## TASK STATEMENT:
Leave out the pictures and copy everything else below exactly.
──────────────────────────────
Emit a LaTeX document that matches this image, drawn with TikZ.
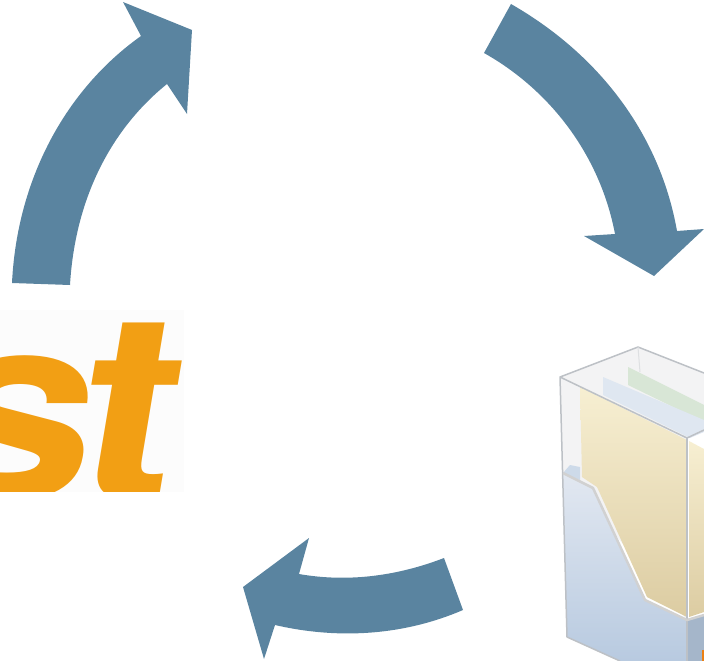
\documentclass[tikz,border=0pt]{standalone}
\usepackage{fontspec}
\setmainfont{TeX Gyre Heros}
\newfontfamily\logofont[FakeSlant=0.145]{TeX Gyre Heros Bold}
\definecolor{arrowblue}{HTML}{5A84A0}
\definecolor{logoorange}{HTML}{F29F14}
\definecolor{trayline}{HTML}{BDC1C6}
\definecolor{frontlight}{HTML}{E2E8F1}
\definecolor{frontdark}{HTML}{B8CAE0}
\definecolor{yellowlight}{HTML}{F7EFD2}
\definecolor{yellowdark}{HTML}{DCCCA2}
\definecolor{bluefolder}{HTML}{DFE7F1}
\definecolor{greenfolder}{HTML}{D8E6D6}
\definecolor{innerwall}{HTML}{F3F3F4}
\tikzset{
  cyclearrow/.style={fill=arrowblue,draw=none},
  trayedge/.style={draw=trayline,line width=1.5pt,line join=round},
}
\begin{document}
\begin{tikzpicture}[x=1pt,y=-1pt]
\useasboundingbox (0,0) rectangle (704,661);
\clip (0,0) rectangle (704,661);
% Logo fragment
\fill[white!99!black] (0,310) rectangle (184,492);
\begin{scope}
\clip (0,310) rectangle (184,491);
\node[anchor=base east,inner sep=0pt,text=logoorange,font=\fontsize{262}{262}\logofont] (logo) at (169,499) {\scalebox{1.15}[1]{s\kern-16pt t}};
\end{scope}
% Arrows
\fill[cyclearrow] (12,283) .. controls (17,180) and (65,90) .. (141,36) -- (123,2) -- (192,30) -- (187,114) -- (167,84)
  .. controls (110,130) and (75,200) .. (70,285) -- cycle;
\fill[cyclearrow] (511,4) .. controls (600,55) and (660,135) .. (677,231) -- (704,229) -- (654,276) -- (584,236) -- (615,234)
  .. controls (600,155) and (550,90) .. (484,53) -- cycle;
\fill[cyclearrow] (444,558) .. controls (400,575) and (350,583) .. (299,574) -- (309,538) -- (243,587) -- (264,659) -- (275,625)
  .. controls (340,640) and (405,635) .. (463,610) -- cycle;
% Tray: back and interior
\fill[innerwall] (560,377) -- (638,347) -- (704,373) -- (704,430) -- (687,438) -- cycle;
\fill[innerwall] (560,377) -- (687,438) -- (687,620) -- (563,473) -- cycle;
% Green folder
\fill[greenfolder] (628,367) -- (704,405) -- (704,422) -- (628,385) -- cycle;
% Blue folder
\fill[bluefolder] (603,377) -- (704,420) -- (704,432) -- (690,438) -- (603,395) -- cycle;
% Yellow folder
\shade[top color=yellowlight,bottom color=yellowdark] (580,387) -- (687,440) -- (687,617) -- (647,597) -- (597,487) -- (582,477) -- cycle;
\shade[top color=yellowlight,bottom color=yellowdark] (689,441) -- (704,449) -- (704,612) -- (689,617) -- cycle;
% Tray front
\fill[frontdark!70!white] (563,473) -- (570,465) -- (580,467) -- (580,480) -- cycle;
\shade[top color=frontlight,bottom color=frontdark] (563,473) -- (593,488) -- (645,600) -- (687,620) -- (687,661) -- (620,661) -- (567,637) -- cycle;
\fill[frontdark!90!black] (687,620) -- (704,615) -- (704,661) -- (687,661) -- cycle;
\fill[orange!70!brown] (702,650) rectangle (704,661);
% Tray edges
\draw[trayedge] (560,377) -- (638,347) -- (704,373);
\draw[trayedge,draw=trayline!50!white,line width=1pt] (638,347) -- (640,372);
\draw[trayedge] (620,661) -- (567,637) -- (560,377) -- (687,438) -- (704,430);
\draw[trayedge] (687,438) -- (687,661);
\draw[trayedge,draw=white!82!black,line width=2.5pt] (563,473) -- (593,488) -- (645,600) -- (687,620) -- (704,615);
\end{tikzpicture}
\end{document}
──────────────────────────────
## EXERCISE RESULT:
Emit a LaTeX document that matches this image, drawn with TikZ.
\documentclass[tikz,border=0pt]{standalone}
\usepackage{fontspec}
\setmainfont{TeX Gyre Heros}
\newfontfamily\logofont[FakeSlant=0.145]{TeX Gyre Heros Bold}
\definecolor{arrowblue}{HTML}{5A84A0}
\definecolor{logoorange}{HTML}{F29F14}
\definecolor{trayline}{HTML}{BDC1C6}
\definecolor{frontlight}{HTML}{E2E8F1}
\definecolor{frontdark}{HTML}{B8CAE0}
\definecolor{yellowlight}{HTML}{F7EFD2}
\definecolor{yellowdark}{HTML}{DCCCA2}
\definecolor{bluefolder}{HTML}{DFE7F1}
\definecolor{greenfolder}{HTML}{D8E6D6}
\definecolor{innerwall}{HTML}{F3F3F4}
\tikzset{
  cyclearrow/.style={fill=arrowblue,draw=none},
  trayedge/.style={draw=trayline,line width=1.5pt,line join=round},
}
\begin{document}
\begin{tikzpicture}[x=1pt,y=-1pt]
\useasboundingbox (0,0) rectangle (704,661);
\clip (0,0) rectangle (704,661);
% Logo fragment
\fill[white!99!black] (0,310) rectangle (184,492);
\begin{scope}
\clip (0,310) rectangle (184,491);
\node[anchor=base east,inner sep=0pt,text=logoorange,font=\fontsize{262}{262}\logofont] (logo) at (169,499) {\scalebox{1.15}[1]{s\kern-16pt t}};
\end{scope}
% Arrows
\fill[cyclearrow] (12,283) .. controls (17,180) and (65,90) .. (141,36) -- (123,2) -- (192,30) -- (187,114) -- (167,84)
  .. controls (110,130) and (75,200) .. (70,285) -- cycle;
\fill[cyclearrow] (511,4) .. controls (600,55) and (660,135) .. (677,231) -- (704,229) -- (654,276) -- (584,236) -- (615,234)
  .. controls (600,155) and (550,90) .. (484,53) -- cycle;
\fill[cyclearrow] (444,558) .. controls (400,575) and (350,583) .. (299,574) -- (309,538) -- (243,587) -- (264,659) -- (275,625)
  .. controls (340,640) and (405,635) .. (463,610) -- cycle;
% Tray: back and interior
\fill[innerwall] (560,377) -- (638,347) -- (704,373) -- (704,430) -- (687,438) -- cycle;
\fill[innerwall] (560,377) -- (687,438) -- (687,620) -- (563,473) -- cycle;
% Green folder
\fill[greenfolder] (628,367) -- (704,405) -- (704,422) -- (628,385) -- cycle;
% Blue folder
\fill[bluefolder] (603,377) -- (704,420) -- (704,432) -- (690,438) -- (603,395) -- cycle;
% Yellow folder
\shade[top color=yellowlight,bottom color=yellowdark] (580,387) -- (687,440) -- (687,617) -- (647,597) -- (597,487) -- (582,477) -- cycle;
\shade[top color=yellowlight,bottom color=yellowdark] (689,441) -- (704,449) -- (704,612) -- (689,617) -- cycle;
% Tray front
\fill[frontdark!70!white] (563,473) -- (570,465) -- (580,467) -- (580,480) -- cycle;
\shade[top color=frontlight,bottom color=frontdark] (563,473) -- (593,488) -- (645,600) -- (687,620) -- (687,661) -- (620,661) -- (567,637) -- cycle;
\fill[frontdark!90!black] (687,620) -- (704,615) -- (704,661) -- (687,661) -- cycle;
\fill[orange!70!brown] (702,650) rectangle (704,661);
% Tray edges
\draw[trayedge] (560,377) -- (638,347) -- (704,373);
\draw[trayedge,draw=trayline!50!white,line width=1pt] (638,347) -- (640,372);
\draw[trayedge] (620,661) -- (567,637) -- (560,377) -- (687,438) -- (704,430);
\draw[trayedge] (687,438) -- (687,661);
\draw[trayedge,draw=white!82!black,line width=2.5pt] (563,473) -- (593,488) -- (645,600) -- (687,620) -- (704,615);
\end{tikzpicture}
\end{document}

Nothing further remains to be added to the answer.